No one told me that motherhood would be a constant journey of mourning. Each new development and milestone you achieve is another step toward losing that little baby I once knew. I am simultaneously filled with joy at what you are accomplishing, yet mourning the loss of the little girl past. You may always be my little girl in my heart, but my baby – is now gone forever.
I will never again hold my one month old baby and smell your sweet milky breath or kiss your teeny tiny toes. Four month old you, whose only vocabulary was nothing more than “momma” and was content to stare at me all day long is gone forever. The chubby arms and legs of sweet seven month old Scarlette will never wrap all the way around me, as the heaviness of a baby napping on her mommy sets in. The cheesy, toothless grin has been replaced with a gorgeous, full mouth of teeth, smile. The dead leg army crawl has been replaced with a range of dainty footsteps, ballerina twirls and cautious running.
You see, that baby is gone. She is replaced with a beautiful, self-sufficient, brilliant, strong-willed and feisty little toddler.

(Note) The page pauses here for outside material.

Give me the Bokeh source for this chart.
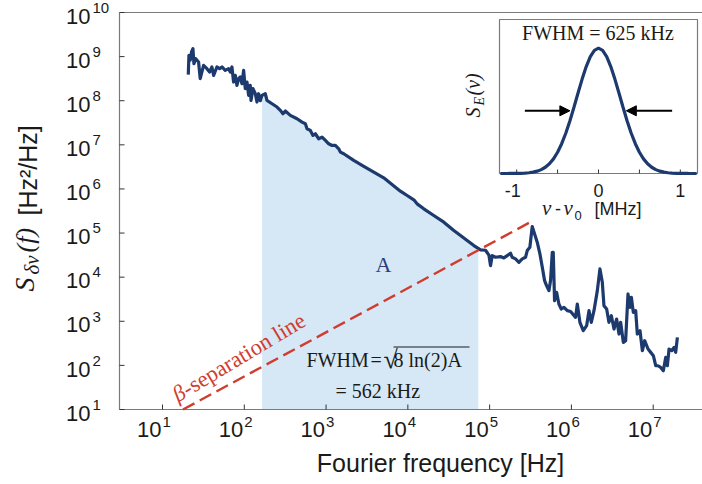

You are without a doubt, growing into a person I love more and more every single day and I am eternally grateful I get to be the one you call mommy.
But daughter, mourning the loss of baby Scarlette has been tougher than I expected. No one told me how difficult that would be. No one told me I could grieve a child who was still happily playing in my home. Will I remember the way you incorrectly said “hold you” when you were asking me to hold you? Will I remember the feel of your grubby little hands as they learned to pull up against my leg? More importantly, will YOU remember the time we spent, just me and you; playing, laughing, nursing and snuggling?
I will hold on to the memories of the baby you were, for the rest of my life. But you won’t ever remember the baby Scarlette of my memory. She is mine, to cherish and keep as long as my memories allow me.
You have taught me what it means to treasure a moment. To soak it in and live it to its fullest capacity. Because of you, I aim daily to be present in every moment instead of letting it pass me by unnoticed. Those moments are adding up to be your life, and I want to take it all in. No matter how hard I try to make it untrue, there’s more life to be had in one moment that can ever be held onto. I already can’t remember what a normal day looked like for us, or how my heart felt living it alongside you. But I will continue to tuck my time with you deep into my soul, knowing full well that I will one day be saying goodbye to a woman Scarlette.
So every time you say “Momma, snuggle me longer”, I will oblige.
I will memorize the perfect curls framing your porcelain face.
When you kiss me and giggle even though you’re supposed to be napping – I will tuck it away.
I will read one more book with toddler Scarlette, even when I’ve already read twenty.
Because life has taught me that within just a few night’s rests, I will be staring at kid Scarlette and saying goodbye to my toddler.
And I will slow and savor that time as diligently as I am capable.